Harusnya sejak awal membuat nama blog yang bukan nama pribadi kalik ya… Haha…
Bisa juga bareng-bareng bikin blognya, lalu nulisnya gantian, bisa deh blog jadi warisan.
Kayak teman saya yang dokter suami-istri, anaknya jadi dokter juga. Si Istri yang dokter spesialis kulit, buka klinik kecantikan, anaknya yang dokter juga tersebut jadi dokter spesialis bedah plastik. Baru saja kemarin, teman saya cerita, anaknya sekarang sudah terlibat di klinik ibunya. Top kalau itu mah…
Nah…kalau blog? Hum…
Penutup
Artikel ini artikel curcol saja sih. Makanya ditulis hanya dalam waktu 30 menit.

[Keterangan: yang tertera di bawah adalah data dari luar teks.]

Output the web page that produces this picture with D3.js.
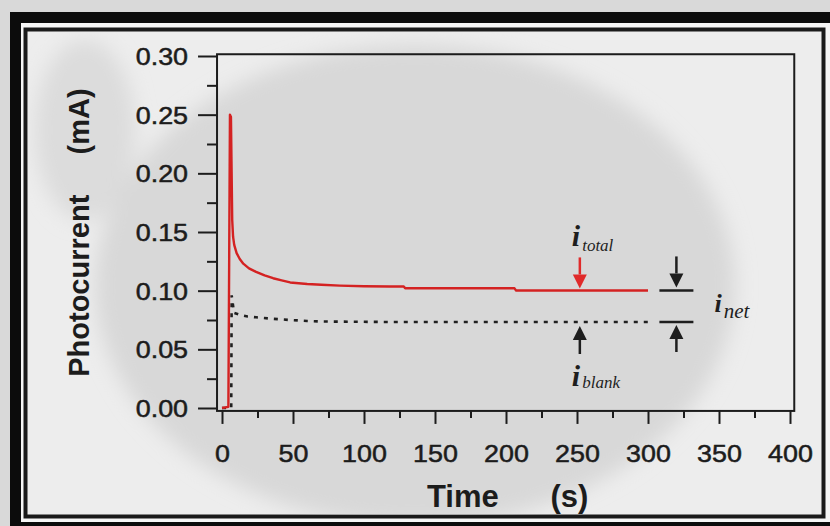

Artikel curcol nulisnya kan cepet banget mengalir. Seperti kata teman saya, free writing. Tak ada terpikir SEO, keyword, CPC, dan lain-lain.
Intinya melalui tulisan ini, saya tidak ingin mewarisi sesuatu yang menjadi beban bagi turunan saya. Selama saya hidup ya blog-blog saya diusahakan tetap update dan menghasilkan (untuk saya…).
Perkara anak-cucu, biarlah mereka menggali potensi diri mereka sendiri. Mau jalannya ke mana ya, saya kan hanya mengawal saja. Buat saya ya, blog saya bukan untuk warisan ke anak cucu.
Bagaimana dengan teman-teman? Punya cita-cita mewariskan blog ke anak-cucu?